The agency’s error flag could be based on incomplete information, and filing a return unlocks key procedural protections like the start of the statute of limitations for examination, Afield said.
Allowing taxpayers who get error flags under the initiative to file electronically anyway “is essential to protecting taxpayer rights,” he said.
It would be appropriate for the IRS to defer to a taxpayer’s judgment about whether a return can be filed in the event of a disagreement between the taxpayer and the agency’s system at the point of filing, Afield said. That’s because the taxpayer must sign the return under penalty of perjury, he said, and the IRS can audit it.
An existing example of the IRS denying taxpayers fair access to the tax system is its practice of forcing them to file paper returns when claiming a dependent when a return has already been filed claiming the same dependent, Afield said. That policy denies those taxpayers equal access to the tax system, since paper-filed returns are more susceptible to processing errors and likely face longer processing times that could delay refunds than electronically filed returns, he said.

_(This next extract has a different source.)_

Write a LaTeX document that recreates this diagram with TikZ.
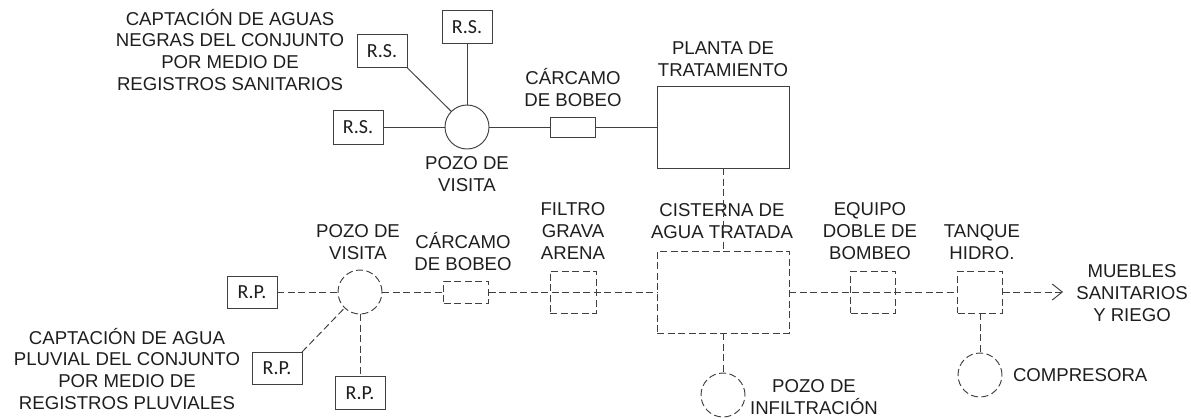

During a recent Urban-Brookings Tax Policy Center conference, former National Taxpayer Advocate Nina Olson raised concerns that the error-flagging initiative could build on the agency’s practice of making taxpayers file on paper.
“If you ramp that up with all sorts of other things where the IRS is saying, ‘You know, we think you’re wrong here,’ what’s the taxpayer’s choice?” said Olson, who is now executive director of the Center for Taxpayer Rights.
The IRS has to figure out how it will protect taxpayer rights when it begins sending notifications of errors, and discussion of how that will happen is missing from the strategic plan, Olson said.
The agency shouldn’t reject an electronic return solely because it disagrees with it, Olson told Law360. The criteria for establishing a valid return were laid out in a 1984 U.S. Tax Court decision known as Beard v. Commissioner, she said. Under the decision, there are four elements a return must meet, including that it must contain enough data to calculate tax liability and show an honest and reasonable attempt to comply with tax law. Any return that meets those criteria should be accepted by the IRS, Olson said.
Under the error-flagging initiative, if a system detects an error but the return meets the Beard requirements, the IRS should process the e-filed return and then decide if it wants to examine it, she said. Olson said she’s not arguing the agency’s initiative is bad, just that it has to operate in a way that protects the taxpayer’s right to disagree and still electronically file a return.
“It is helpful to have possible errors flagged,” Olson said. However, she added, “We don’t have any info on how the IRS is planning to proceed with this.”
The IRS needs to state how it will protect taxpayer rights under the planned initiative and “engage with those of us in the field” to hear their concerns before it reaches an advanced stage of programming, Olson said.